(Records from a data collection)
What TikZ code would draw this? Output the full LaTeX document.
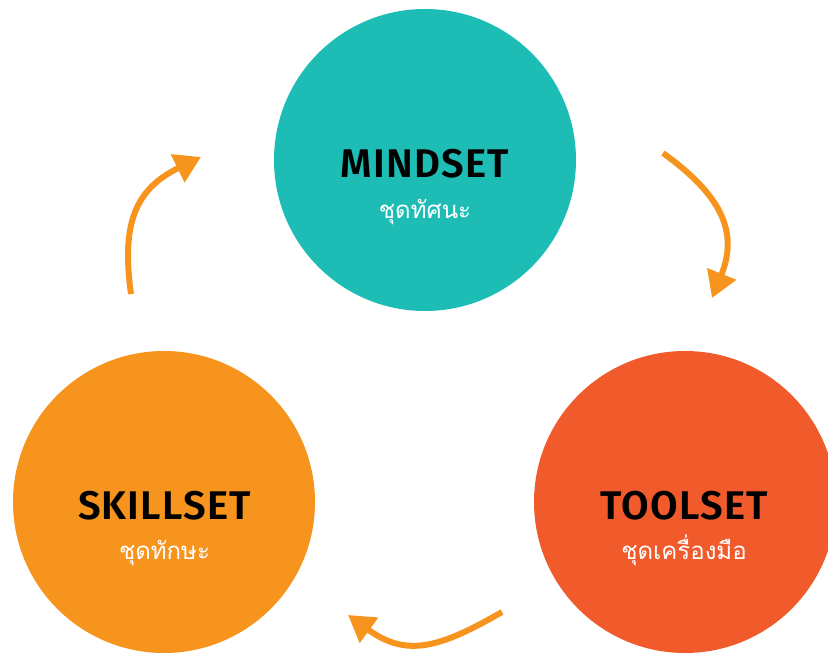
\documentclass[tikz,border=0pt]{standalone}
\usepackage{fontspec}
\usetikzlibrary{arrows.meta}
\newfontfamily\titlefont{Fira Sans SemiBold}[LetterSpace=3]
\newfontfamily\thaifont[Script=Thai]{Loma}
\definecolor{mindteal}{HTML}{1DBDB5}
\definecolor{skillorange}{HTML}{F7941D}
\definecolor{toolred}{HTML}{F15A2B}
\definecolor{arroworange}{HTML}{F7941D}
\tikzset{
  setcircle/.style={circle, minimum size=302pt, inner sep=0pt, draw=none},
  title/.style={anchor=base, inner sep=0pt, text=black, font=\titlefont\fontsize{40}{40}\selectfont},
  subtitle/.style={anchor=base, inner sep=0pt, text=white, font=\thaifont\fontsize{24}{24}\selectfont},
  cyclearrow/.style={draw=arroworange, line width=6pt, -{Triangle[width=30pt,length=26pt]}}
}
\begin{document}
\begin{tikzpicture}[x=1pt, y=1pt]
  \useasboundingbox (0,0) rectangle (828,654);
  % the three sets
  \node[setcircle, fill=mindteal] (mind) at (425,494) {};
  \node[setcircle, fill=skillorange] (skill) at (164,152) {};
  \node[setcircle, fill=toolred] (tool) at (685,152) {};
  % labels
  \node[title] (mindtitle) at (425,476) {MINDSET};
  \node[subtitle] (mindsub) at (425,435) {ชุดทัศนะ};
  \node[title] (skilltitle) at (164.5,134) {SKILLSET};
  \node[subtitle] (skillsub) at (164.5,95) {ชุดทักษะ};
  \node[title] (tooltitle) at (684,134) {TOOLSET};
  \node[subtitle] (toolsub) at (684,95) {ชุดเครื่องมือ};
  % arrow ends
  \coordinate (a1s) at (131,360);
  \coordinate (a1e) at (201,497);
  \coordinate (a2s) at (663,501);
  \coordinate (a2e) at (712,356);
  \coordinate (a3s) at (502,42);
  \coordinate (a3e) at (348,39);
  % the cycle
  \draw[cyclearrow] (a1s) to[out=98, in=206, looseness=1.2] (a1e);
  \draw[cyclearrow] (a2s) to[out=-36, in=68, looseness=1.2] (a2e);
  \draw[cyclearrow] (a3s) to[out=210, in=-36, looseness=1.2] (a3e);
\end{tikzpicture}
\end{document}
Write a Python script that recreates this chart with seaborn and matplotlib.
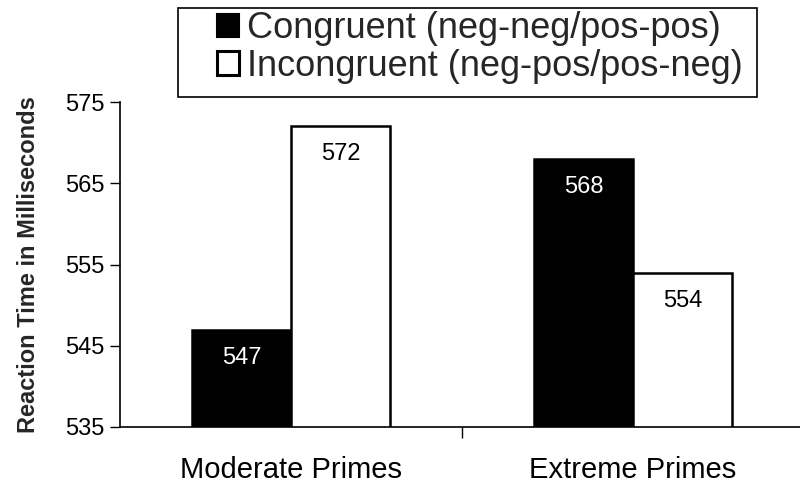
import matplotlib
matplotlib.use('Agg')
import matplotlib.pyplot as plt
import matplotlib.patches as mpatches
import numpy as np
import pandas as pd
import seaborn as sb

primeTypes = ['Moderate Primes', 'Extreme Primes']
conditions = ['Congruent (neg-neg/pos-pos)', 'Incongruent (neg-pos/pos-neg)']
congruentRT = [547, 568]
incongruentRT = [572, 554]
yTicks = [535, 545, 555, 565, 575]

sb.set_theme(style='ticks')
plt.rcParams['font.family'] = ['Liberation Sans', 'DejaVu Sans']

df = pd.DataFrame({
    'prime': primeTypes * 2,
    'condition': [conditions[0]] * 2 + [conditions[1]] * 2,
    'rt': congruentRT + incongruentRT,
})

fig = plt.figure(figsize=(8, 4.86), dpi=100)
ax = fig.add_axes([0.15, 0.1214, 0.855, 0.6687])

sb.barplot(data=df, x='prime', y='rt', hue='condition', order=primeTypes, hue_order=conditions,
           palette=['black', 'white'], edgecolor='black', linewidth=1.8, width=0.58, gap=0,
           ax=ax, legend=False)

ax.set_ylim(535, 575)
ax.set_xlim(-0.5, 1.5)
ax.set_yticks(yTicks)
ax.tick_params(axis='y', labelsize=17, length=7, width=1, direction='out', pad=4, colors='black')
ax.set_xticks([0, 1], primeTypes)
ax.tick_params(axis='x', which='major', length=0, labelsize=21, pad=21, colors='black')
ax.set_xticks([0.5], minor=True)
ax.tick_params(axis='x', which='minor', length=8, width=1, direction='out', colors='black')
ax.set_xlabel('')
ax.set_ylabel('Reaction Time in Milliseconds', fontsize=17, fontweight='bold', labelpad=18)
for side in ['top', 'right']:
    ax.spines[side].set_visible(False)
for side in ['left', 'bottom']:
    ax.spines[side].set_color('black')
    ax.spines[side].set_linewidth(1.2)

# value labels inside the top of each bar
for cont, txtColor in zip(ax.containers, ['white', 'black']):
    for bar in cont:
        h = bar.get_height()
        ax.annotate(str(int(round(h))), (bar.get_x() + bar.get_width() / 2, h),
                    xytext=(0, -28), textcoords='offset pixels', ha='center', va='center',
                    fontsize=17, color=txtColor)

# legend box drawn as a figure rectangle, entries placed inside without a frame
fig.patches.append(mpatches.Rectangle((178 / 800, 1 - 97 / 486), 579 / 800, 89 / 486,
                                      transform=fig.transFigure, fill=False,
                                      edgecolor='black', linewidth=1.2))
handles = [mpatches.Patch(facecolor='black', edgecolor='black', linewidth=1.5),
           mpatches.Patch(facecolor='white', edgecolor='black', linewidth=2.2)]
leg = fig.legend(handles, conditions, loc='upper left', bbox_to_anchor=(217 / 800, 1 - 11 / 486),
                 fontsize=26, frameon=False, handlelength=0.62, handleheight=0.62,
                 handletextpad=0.22, labelspacing=0.08, borderpad=0, borderaxespad=0)

fig.savefig('out.png', dpi=100)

[What you should do]: Quote each record exactly as it stands, minus the pictures.

[Response to this task]:
What TikZ code would draw this? Output the full LaTeX document.
\documentclass[tikz,border=0pt]{standalone}
\usepackage{fontspec}
\usetikzlibrary{arrows.meta}
\newfontfamily\titlefont{Fira Sans SemiBold}[LetterSpace=3]
\newfontfamily\thaifont[Script=Thai]{Loma}
\definecolor{mindteal}{HTML}{1DBDB5}
\definecolor{skillorange}{HTML}{F7941D}
\definecolor{toolred}{HTML}{F15A2B}
\definecolor{arroworange}{HTML}{F7941D}
\tikzset{
  setcircle/.style={circle, minimum size=302pt, inner sep=0pt, draw=none},
  title/.style={anchor=base, inner sep=0pt, text=black, font=\titlefont\fontsize{40}{40}\selectfont},
  subtitle/.style={anchor=base, inner sep=0pt, text=white, font=\thaifont\fontsize{24}{24}\selectfont},
  cyclearrow/.style={draw=arroworange, line width=6pt, -{Triangle[width=30pt,length=26pt]}}
}
\begin{document}
\begin{tikzpicture}[x=1pt, y=1pt]
  \useasboundingbox (0,0) rectangle (828,654);
  % the three sets
  \node[setcircle, fill=mindteal] (mind) at (425,494) {};
  \node[setcircle, fill=skillorange] (skill) at (164,152) {};
  \node[setcircle, fill=toolred] (tool) at (685,152) {};
  % labels
  \node[title] (mindtitle) at (425,476) {MINDSET};
  \node[subtitle] (mindsub) at (425,435) {ชุดทัศนะ};
  \node[title] (skilltitle) at (164.5,134) {SKILLSET};
  \node[subtitle] (skillsub) at (164.5,95) {ชุดทักษะ};
  \node[title] (tooltitle) at (684,134) {TOOLSET};
  \node[subtitle] (toolsub) at (684,95) {ชุดเครื่องมือ};
  % arrow ends
  \coordinate (a1s) at (131,360);
  \coordinate (a1e) at (201,497);
  \coordinate (a2s) at (663,501);
  \coordinate (a2e) at (712,356);
  \coordinate (a3s) at (502,42);
  \coordinate (a3e) at (348,39);
  % the cycle
  \draw[cyclearrow] (a1s) to[out=98, in=206, looseness=1.2] (a1e);
  \draw[cyclearrow] (a2s) to[out=-36, in=68, looseness=1.2] (a2e);
  \draw[cyclearrow] (a3s) to[out=210, in=-36, looseness=1.2] (a3e);
\end{tikzpicture}
\end{document}
Write a Python script that recreates this chart with seaborn and matplotlib.
import matplotlib
matplotlib.use('Agg')
import matplotlib.pyplot as plt
import matplotlib.patches as mpatches
import numpy as np
import pandas as pd
import seaborn as sb

primeTypes = ['Moderate Primes', 'Extreme Primes']
conditions = ['Congruent (neg-neg/pos-pos)', 'Incongruent (neg-pos/pos-neg)']
congruentRT = [547, 568]
incongruentRT = [572, 554]
yTicks = [535, 545, 555, 565, 575]

sb.set_theme(style='ticks')
plt.rcParams['font.family'] = ['Liberation Sans', 'DejaVu Sans']

df = pd.DataFrame({
    'prime': primeTypes * 2,
    'condition': [conditions[0]] * 2 + [conditions[1]] * 2,
    'rt': congruentRT + incongruentRT,
})

fig = plt.figure(figsize=(8, 4.86), dpi=100)
ax = fig.add_axes([0.15, 0.1214, 0.855, 0.6687])

sb.barplot(data=df, x='prime', y='rt', hue='condition', order=primeTypes, hue_order=conditions,
           palette=['black', 'white'], edgecolor='black', linewidth=1.8, width=0.58, gap=0,
           ax=ax, legend=False)

ax.set_ylim(535, 575)
ax.set_xlim(-0.5, 1.5)
ax.set_yticks(yTicks)
ax.tick_params(axis='y', labelsize=17, length=7, width=1, direction='out', pad=4, colors='black')
ax.set_xticks([0, 1], primeTypes)
ax.tick_params(axis='x', which='major', length=0, labelsize=21, pad=21, colors='black')
ax.set_xticks([0.5], minor=True)
ax.tick_params(axis='x', which='minor', length=8, width=1, direction='out', colors='black')
ax.set_xlabel('')
ax.set_ylabel('Reaction Time in Milliseconds', fontsize=17, fontweight='bold', labelpad=18)
for side in ['top', 'right']:
    ax.spines[side].set_visible(False)
for side in ['left', 'bottom']:
    ax.spines[side].set_color('black')
    ax.spines[side].set_linewidth(1.2)

# value labels inside the top of each bar
for cont, txtColor in zip(ax.containers, ['white', 'black']):
    for bar in cont:
        h = bar.get_height()
        ax.annotate(str(int(round(h))), (bar.get_x() + bar.get_width() / 2, h),
                    xytext=(0, -28), textcoords='offset pixels', ha='center', va='center',
                    fontsize=17, color=txtColor)

# legend box drawn as a figure rectangle, entries placed inside without a frame
fig.patches.append(mpatches.Rectangle((178 / 800, 1 - 97 / 486), 579 / 800, 89 / 486,
                                      transform=fig.transFigure, fill=False,
                                      edgecolor='black', linewidth=1.2))
handles = [mpatches.Patch(facecolor='black', edgecolor='black', linewidth=1.5),
           mpatches.Patch(facecolor='white', edgecolor='black', linewidth=2.2)]
leg = fig.legend(handles, conditions, loc='upper left', bbox_to_anchor=(217 / 800, 1 - 11 / 486),
                 fontsize=26, frameon=False, handlelength=0.62, handleheight=0.62,
                 handletextpad=0.22, labelspacing=0.08, borderpad=0, borderaxespad=0)

fig.savefig('out.png', dpi=100)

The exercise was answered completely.